WHAT IS BEING ASKED> Repeat all of the material below exactly as written, images excluded.
------------------------------------
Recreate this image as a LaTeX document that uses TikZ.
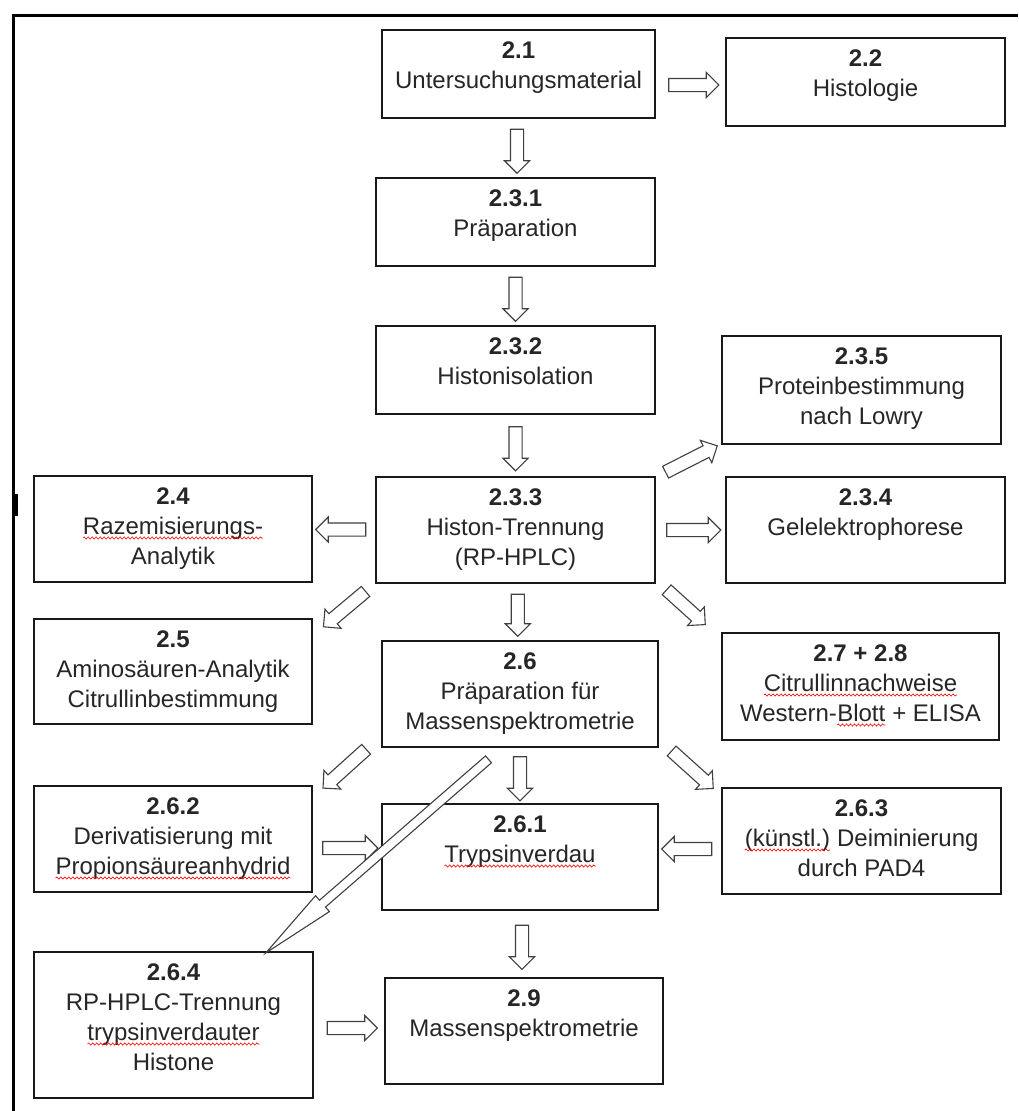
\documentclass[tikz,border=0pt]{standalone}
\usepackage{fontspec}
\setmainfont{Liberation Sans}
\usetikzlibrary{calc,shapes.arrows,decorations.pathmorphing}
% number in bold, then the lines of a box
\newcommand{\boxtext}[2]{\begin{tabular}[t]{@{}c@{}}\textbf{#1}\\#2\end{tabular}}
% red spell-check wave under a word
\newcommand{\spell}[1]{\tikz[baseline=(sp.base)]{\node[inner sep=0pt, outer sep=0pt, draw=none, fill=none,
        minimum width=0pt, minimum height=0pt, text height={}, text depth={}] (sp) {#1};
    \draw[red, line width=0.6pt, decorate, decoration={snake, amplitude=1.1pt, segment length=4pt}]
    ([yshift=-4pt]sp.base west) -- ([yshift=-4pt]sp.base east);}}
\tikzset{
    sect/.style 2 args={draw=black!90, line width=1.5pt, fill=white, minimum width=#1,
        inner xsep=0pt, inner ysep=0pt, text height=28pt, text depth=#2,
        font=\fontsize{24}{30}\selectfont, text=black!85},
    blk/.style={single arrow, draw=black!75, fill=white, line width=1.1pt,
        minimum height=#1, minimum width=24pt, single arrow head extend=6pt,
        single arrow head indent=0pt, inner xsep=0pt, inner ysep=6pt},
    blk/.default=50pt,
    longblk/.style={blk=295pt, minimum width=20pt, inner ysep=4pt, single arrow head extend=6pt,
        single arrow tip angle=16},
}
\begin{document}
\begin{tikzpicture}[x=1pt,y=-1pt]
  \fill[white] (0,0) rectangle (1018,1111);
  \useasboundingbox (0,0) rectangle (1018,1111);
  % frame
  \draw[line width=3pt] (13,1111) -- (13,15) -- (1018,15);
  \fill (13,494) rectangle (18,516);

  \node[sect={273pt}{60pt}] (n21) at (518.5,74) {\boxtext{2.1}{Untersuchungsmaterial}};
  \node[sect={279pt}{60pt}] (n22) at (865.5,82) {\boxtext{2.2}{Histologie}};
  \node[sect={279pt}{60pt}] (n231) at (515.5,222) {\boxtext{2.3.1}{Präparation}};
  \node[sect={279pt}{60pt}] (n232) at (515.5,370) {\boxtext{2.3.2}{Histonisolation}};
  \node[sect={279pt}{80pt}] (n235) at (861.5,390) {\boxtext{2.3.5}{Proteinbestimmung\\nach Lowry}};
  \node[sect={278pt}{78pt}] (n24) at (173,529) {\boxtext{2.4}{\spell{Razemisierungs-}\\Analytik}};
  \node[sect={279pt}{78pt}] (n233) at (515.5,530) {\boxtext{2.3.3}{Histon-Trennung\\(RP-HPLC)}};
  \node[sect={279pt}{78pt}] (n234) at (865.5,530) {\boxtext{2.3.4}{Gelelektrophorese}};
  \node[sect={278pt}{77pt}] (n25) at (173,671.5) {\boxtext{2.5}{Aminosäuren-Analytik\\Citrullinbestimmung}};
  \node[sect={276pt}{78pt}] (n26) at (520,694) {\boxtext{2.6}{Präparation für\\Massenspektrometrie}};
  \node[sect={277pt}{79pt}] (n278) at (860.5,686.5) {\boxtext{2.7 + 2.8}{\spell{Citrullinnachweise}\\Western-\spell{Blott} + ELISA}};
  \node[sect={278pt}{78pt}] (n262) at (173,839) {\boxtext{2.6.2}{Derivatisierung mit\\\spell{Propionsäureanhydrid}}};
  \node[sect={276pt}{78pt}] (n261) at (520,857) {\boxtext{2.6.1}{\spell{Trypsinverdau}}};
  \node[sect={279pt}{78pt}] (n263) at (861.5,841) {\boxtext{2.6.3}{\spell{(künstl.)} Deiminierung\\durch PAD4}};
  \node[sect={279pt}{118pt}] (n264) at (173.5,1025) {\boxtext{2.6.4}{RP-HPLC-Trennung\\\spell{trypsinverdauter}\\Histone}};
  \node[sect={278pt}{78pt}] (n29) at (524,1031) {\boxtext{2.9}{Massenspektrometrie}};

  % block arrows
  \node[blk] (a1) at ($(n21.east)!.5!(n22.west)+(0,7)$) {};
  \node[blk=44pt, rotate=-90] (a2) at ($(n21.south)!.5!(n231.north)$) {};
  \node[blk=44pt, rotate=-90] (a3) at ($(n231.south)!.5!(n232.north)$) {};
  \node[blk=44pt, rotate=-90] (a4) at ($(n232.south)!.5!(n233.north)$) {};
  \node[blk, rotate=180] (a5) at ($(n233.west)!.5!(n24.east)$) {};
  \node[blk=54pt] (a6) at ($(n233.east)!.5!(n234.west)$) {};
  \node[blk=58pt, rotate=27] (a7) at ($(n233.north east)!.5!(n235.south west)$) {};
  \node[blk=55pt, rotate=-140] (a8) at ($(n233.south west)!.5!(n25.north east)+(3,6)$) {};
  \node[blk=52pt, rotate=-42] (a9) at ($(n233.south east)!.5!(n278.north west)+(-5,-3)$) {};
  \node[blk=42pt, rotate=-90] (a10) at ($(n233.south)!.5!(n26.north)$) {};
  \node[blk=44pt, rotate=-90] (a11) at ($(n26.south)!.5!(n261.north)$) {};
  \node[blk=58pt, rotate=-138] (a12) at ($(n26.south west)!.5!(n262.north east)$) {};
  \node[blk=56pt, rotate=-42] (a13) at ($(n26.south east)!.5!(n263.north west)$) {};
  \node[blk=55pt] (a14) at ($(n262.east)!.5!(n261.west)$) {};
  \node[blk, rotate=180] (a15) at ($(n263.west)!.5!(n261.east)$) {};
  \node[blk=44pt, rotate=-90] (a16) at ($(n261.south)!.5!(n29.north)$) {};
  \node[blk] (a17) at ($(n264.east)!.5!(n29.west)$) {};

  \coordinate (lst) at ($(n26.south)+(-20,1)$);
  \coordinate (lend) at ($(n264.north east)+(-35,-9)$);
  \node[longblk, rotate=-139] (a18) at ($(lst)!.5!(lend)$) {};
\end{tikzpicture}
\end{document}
------------------------------------
FULL SOLUTION>
Recreate this image as a LaTeX document that uses TikZ.
\documentclass[tikz,border=0pt]{standalone}
\usepackage{fontspec}
\setmainfont{Liberation Sans}
\usetikzlibrary{calc,shapes.arrows,decorations.pathmorphing}
% number in bold, then the lines of a box
\newcommand{\boxtext}[2]{\begin{tabular}[t]{@{}c@{}}\textbf{#1}\\#2\end{tabular}}
% red spell-check wave under a word
\newcommand{\spell}[1]{\tikz[baseline=(sp.base)]{\node[inner sep=0pt, outer sep=0pt, draw=none, fill=none,
        minimum width=0pt, minimum height=0pt, text height={}, text depth={}] (sp) {#1};
    \draw[red, line width=0.6pt, decorate, decoration={snake, amplitude=1.1pt, segment length=4pt}]
    ([yshift=-4pt]sp.base west) -- ([yshift=-4pt]sp.base east);}}
\tikzset{
    sect/.style 2 args={draw=black!90, line width=1.5pt, fill=white, minimum width=#1,
        inner xsep=0pt, inner ysep=0pt, text height=28pt, text depth=#2,
        font=\fontsize{24}{30}\selectfont, text=black!85},
    blk/.style={single arrow, draw=black!75, fill=white, line width=1.1pt,
        minimum height=#1, minimum width=24pt, single arrow head extend=6pt,
        single arrow head indent=0pt, inner xsep=0pt, inner ysep=6pt},
    blk/.default=50pt,
    longblk/.style={blk=295pt, minimum width=20pt, inner ysep=4pt, single arrow head extend=6pt,
        single arrow tip angle=16},
}
\begin{document}
\begin{tikzpicture}[x=1pt,y=-1pt]
  \fill[white] (0,0) rectangle (1018,1111);
  \useasboundingbox (0,0) rectangle (1018,1111);
  % frame
  \draw[line width=3pt] (13,1111) -- (13,15) -- (1018,15);
  \fill (13,494) rectangle (18,516);

  \node[sect={273pt}{60pt}] (n21) at (518.5,74) {\boxtext{2.1}{Untersuchungsmaterial}};
  \node[sect={279pt}{60pt}] (n22) at (865.5,82) {\boxtext{2.2}{Histologie}};
  \node[sect={279pt}{60pt}] (n231) at (515.5,222) {\boxtext{2.3.1}{Präparation}};
  \node[sect={279pt}{60pt}] (n232) at (515.5,370) {\boxtext{2.3.2}{Histonisolation}};
  \node[sect={279pt}{80pt}] (n235) at (861.5,390) {\boxtext{2.3.5}{Proteinbestimmung\\nach Lowry}};
  \node[sect={278pt}{78pt}] (n24) at (173,529) {\boxtext{2.4}{\spell{Razemisierungs-}\\Analytik}};
  \node[sect={279pt}{78pt}] (n233) at (515.5,530) {\boxtext{2.3.3}{Histon-Trennung\\(RP-HPLC)}};
  \node[sect={279pt}{78pt}] (n234) at (865.5,530) {\boxtext{2.3.4}{Gelelektrophorese}};
  \node[sect={278pt}{77pt}] (n25) at (173,671.5) {\boxtext{2.5}{Aminosäuren-Analytik\\Citrullinbestimmung}};
  \node[sect={276pt}{78pt}] (n26) at (520,694) {\boxtext{2.6}{Präparation für\\Massenspektrometrie}};
  \node[sect={277pt}{79pt}] (n278) at (860.5,686.5) {\boxtext{2.7 + 2.8}{\spell{Citrullinnachweise}\\Western-\spell{Blott} + ELISA}};
  \node[sect={278pt}{78pt}] (n262) at (173,839) {\boxtext{2.6.2}{Derivatisierung mit\\\spell{Propionsäureanhydrid}}};
  \node[sect={276pt}{78pt}] (n261) at (520,857) {\boxtext{2.6.1}{\spell{Trypsinverdau}}};
  \node[sect={279pt}{78pt}] (n263) at (861.5,841) {\boxtext{2.6.3}{\spell{(künstl.)} Deiminierung\\durch PAD4}};
  \node[sect={279pt}{118pt}] (n264) at (173.5,1025) {\boxtext{2.6.4}{RP-HPLC-Trennung\\\spell{trypsinverdauter}\\Histone}};
  \node[sect={278pt}{78pt}] (n29) at (524,1031) {\boxtext{2.9}{Massenspektrometrie}};

  % block arrows
  \node[blk] (a1) at ($(n21.east)!.5!(n22.west)+(0,7)$) {};
  \node[blk=44pt, rotate=-90] (a2) at ($(n21.south)!.5!(n231.north)$) {};
  \node[blk=44pt, rotate=-90] (a3) at ($(n231.south)!.5!(n232.north)$) {};
  \node[blk=44pt, rotate=-90] (a4) at ($(n232.south)!.5!(n233.north)$) {};
  \node[blk, rotate=180] (a5) at ($(n233.west)!.5!(n24.east)$) {};
  \node[blk=54pt] (a6) at ($(n233.east)!.5!(n234.west)$) {};
  \node[blk=58pt, rotate=27] (a7) at ($(n233.north east)!.5!(n235.south west)$) {};
  \node[blk=55pt, rotate=-140] (a8) at ($(n233.south west)!.5!(n25.north east)+(3,6)$) {};
  \node[blk=52pt, rotate=-42] (a9) at ($(n233.south east)!.5!(n278.north west)+(-5,-3)$) {};
  \node[blk=42pt, rotate=-90] (a10) at ($(n233.south)!.5!(n26.north)$) {};
  \node[blk=44pt, rotate=-90] (a11) at ($(n26.south)!.5!(n261.north)$) {};
  \node[blk=58pt, rotate=-138] (a12) at ($(n26.south west)!.5!(n262.north east)$) {};
  \node[blk=56pt, rotate=-42] (a13) at ($(n26.south east)!.5!(n263.north west)$) {};
  \node[blk=55pt] (a14) at ($(n262.east)!.5!(n261.west)$) {};
  \node[blk, rotate=180] (a15) at ($(n263.west)!.5!(n261.east)$) {};
  \node[blk=44pt, rotate=-90] (a16) at ($(n261.south)!.5!(n29.north)$) {};
  \node[blk] (a17) at ($(n264.east)!.5!(n29.west)$) {};

  \coordinate (lst) at ($(n26.south)+(-20,1)$);
  \coordinate (lend) at ($(n264.north east)+(-35,-9)$);
  \node[longblk, rotate=-139] (a18) at ($(lst)!.5!(lend)$) {};
\end{tikzpicture}
\end{document}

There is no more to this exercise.